Bickerings in Congress

Introspection, constructive in nature, must

NOTHING succeeds like success and the realisation seems to have dawned on the grand old party of India as the sorry figure it cut in the Lok Sabha elections lies juxtaposed with the BJP’s spectacular showing. Predictably, fissures have come to the fore as stocktaking begins. It all began with party president Rahul Gandhi accepting responsibility for the defeat, volunteering to step down and blaming veterans like Ashok Gehlot, Kamal Nath and P Chidambaram for insisting on tickets for their sons even as he was not inclined to do so. He also pointed out that the Congress had done badly in states where it was in power like Rajasthan and Madhya Pradesh.

The blame game shows no signs of ebbing with Rajasthan CM Ashok Gehlot blaming his deputy Sachin Pilot for son Vaibhav’s defeat in the Lok Sabha polls. The escalation shows the party president’s observation has gone unheeded even as Gehlot’s son trailed in the Assembly segment represented by his father. In Haryana, knives are out for state party chief Ashok Tanwar with former CM Bhupinder Singh Hooda seeking changes. In Punjab, there is demand for action against the Local Bodies Minister Navjot Singh Sidhu for his ‘friendly’ match comment against Capt Amarinder Singh and the latter alleging that Sidhu was eyeing the CM’s chair.  In Maharashtra, senior party leader Radhakrishna Vikhe Patil has hinted at joining the BJP and the Karnataka state unit has drawn flak for sidelining seniors. Earlier, spokesperson Priyanka Chaturvedi left her party to join the Shiv Sena.

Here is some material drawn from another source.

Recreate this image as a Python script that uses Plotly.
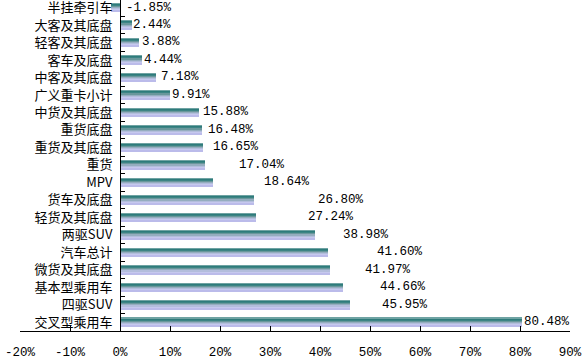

The Congress view is that since the future role of party president Rahul Gandhi is not clear, nothing can be said about changes in the state units. What the party needs to tell itself is that it has been out of power only for five years after the 10-year tenure of Manmohan Singh. The loss can be disappointing but it is also an opportunity to plug organisational gaps, increase the outreach of party programmes and play the role of a constructive opposition. Public memory is short and the party should bide its time purposefully instead of going into a sulk.